* **What is expected**
Leave out the pictures, and write out exactly the lines from the beginning of the material to the line holding "font=title_font, standoff=7), **axis_common)", that line included, and nothing else.

* **Data segment**

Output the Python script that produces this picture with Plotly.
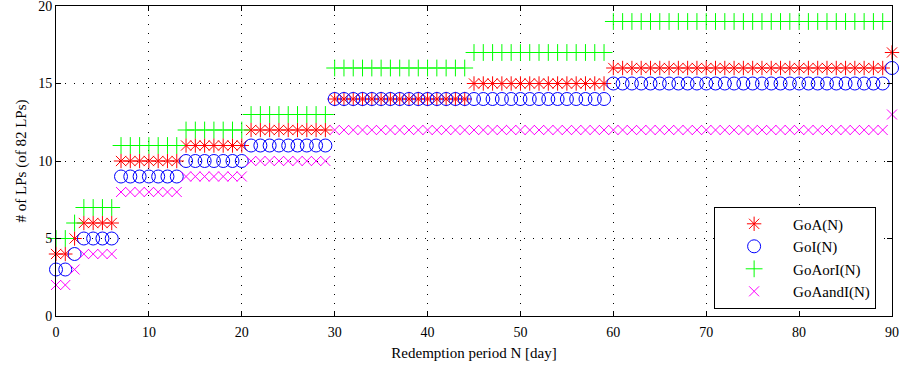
import plotly.graph_objects as go

N = list(range(0, 91))

def steps(segs):
    out = []
    for count, val in segs:
        out += [val] * count
    return out

# values (step per redemption day)
goa = steps([(2, 4), (1, 5), (4, 6), (7, 10), (7, 11), (9, 12), (15, 14), (15, 15), (30, 16), (1, 17)])
goi = steps([(2, 3), (1, 4), (4, 5), (7, 9), (7, 10), (9, 11), (30, 14), (30, 15), (1, 16)])
goaori = steps([(2, 5), (1, 6), (4, 7), (7, 11), (7, 12), (9, 13), (15, 16), (15, 17), (30, 19), (1, None)])
goaandi = steps([(2, 2), (1, 3), (4, 4), (7, 8), (7, 9), (9, 10), (60, 12), (1, 13)])

x_ticks = [0, 10, 20, 30, 40, 50, 60, 70, 80, 90]
y_ticks = [0, 5, 10, 15, 20]

series = [
    ("GoA(N)", goa, "asterisk-open", "#ff0000", 12),
    ("GoI(N)", goi, "circle-open", "#0000ff", 13),
    ("GoAorI(N)", goaori, "cross-thin-open", "#00ff00", 12),
    ("GoAandI(N)", goaandi, "x-thin-open", "#ff00ff", 10),
]

fig = go.Figure()
for name, vals, sym, col, sz in series:
    fig.add_trace(go.Scatter(
        x=N, y=vals, mode="markers", name=name, cliponaxis=False,
        marker=dict(symbol=sym, size=sz, color=col, line=dict(color=col, width=1)),
    ))

fam = "Liberation Serif, Times New Roman, serif"
tick_font = dict(family=fam, size=14, color="black")
title_font = dict(family=fam, size=15, color="black")
axis_common = dict(
    showline=True, linecolor="black", linewidth=1, mirror="ticks",
    ticks="inside", ticklen=5, tickcolor="black",
    showgrid=True, gridcolor="black", gridwidth=1, griddash="1px,8px",
    zeroline=False, tickfont=tick_font, automargin=False,
    ticklabeloverflow="allow",
)
fig.update_xaxes(range=[0, 90], tickvals=x_ticks, ticklabelstandoff=3,
                 title=dict(text="Redemption period N [day]", font=title_font, standoff=8), **axis_common)
fig.update_yaxes(range=[0, 20], tickvals=y_ticks,
                 title=dict(text="# of LPs (of 82 LPs)", font=title_font, standoff=7), **axis_common)

fig.update_layout(
    width=901, height=372,
    margin=dict(l=56, r=9, t=6, b=56),
    paper_bgcolor="white", plot_bgcolor="white",
    font=title_font,
    showlegend=True,
    legend=dict(
        x=0.981, y=0.024, xanchor="right", yanchor="bottom",
        bgcolor="white", bordercolor="black", borderwidth=1,
        font=dict(family=fam, size=15, color="black"), itemwidth=68, tracegroupgap=0,
    ),
)

fig.write_html("out.html", config={"displayModeBar": False},
               post_script="document.body.style.margin='0';")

* **Task output**
Output the Python script that produces this picture with Plotly.
import plotly.graph_objects as go

N = list(range(0, 91))

def steps(segs):
    out = []
    for count, val in segs:
        out += [val] * count
    return out

# values (step per redemption day)
goa = steps([(2, 4), (1, 5), (4, 6), (7, 10), (7, 11), (9, 12), (15, 14), (15, 15), (30, 16), (1, 17)])
goi = steps([(2, 3), (1, 4), (4, 5), (7, 9), (7, 10), (9, 11), (30, 14), (30, 15), (1, 16)])
goaori = steps([(2, 5), (1, 6), (4, 7), (7, 11), (7, 12), (9, 13), (15, 16), (15, 17), (30, 19), (1, None)])
goaandi = steps([(2, 2), (1, 3), (4, 4), (7, 8), (7, 9), (9, 10), (60, 12), (1, 13)])

x_ticks = [0, 10, 20, 30, 40, 50, 60, 70, 80, 90]
y_ticks = [0, 5, 10, 15, 20]

series = [
    ("GoA(N)", goa, "asterisk-open", "#ff0000", 12),
    ("GoI(N)", goi, "circle-open", "#0000ff", 13),
    ("GoAorI(N)", goaori, "cross-thin-open", "#00ff00", 12),
    ("GoAandI(N)", goaandi, "x-thin-open", "#ff00ff", 10),
]

fig = go.Figure()
for name, vals, sym, col, sz in series:
    fig.add_trace(go.Scatter(
        x=N, y=vals, mode="markers", name=name, cliponaxis=False,
        marker=dict(symbol=sym, size=sz, color=col, line=dict(color=col, width=1)),
    ))

fam = "Liberation Serif, Times New Roman, serif"
tick_font = dict(family=fam, size=14, color="black")
title_font = dict(family=fam, size=15, color="black")
axis_common = dict(
    showline=True, linecolor="black", linewidth=1, mirror="ticks",
    ticks="inside", ticklen=5, tickcolor="black",
    showgrid=True, gridcolor="black", gridwidth=1, griddash="1px,8px",
    zeroline=False, tickfont=tick_font, automargin=False,
    ticklabeloverflow="allow",
)
fig.update_xaxes(range=[0, 90], tickvals=x_ticks, ticklabelstandoff=3,
                 title=dict(text="Redemption period N [day]", font=title_font, standoff=8), **axis_common)
fig.update_yaxes(range=[0, 20], tickvals=y_ticks,
                 title=dict(text="# of LPs (of 82 LPs)", font=title_font, standoff=7), **axis_common)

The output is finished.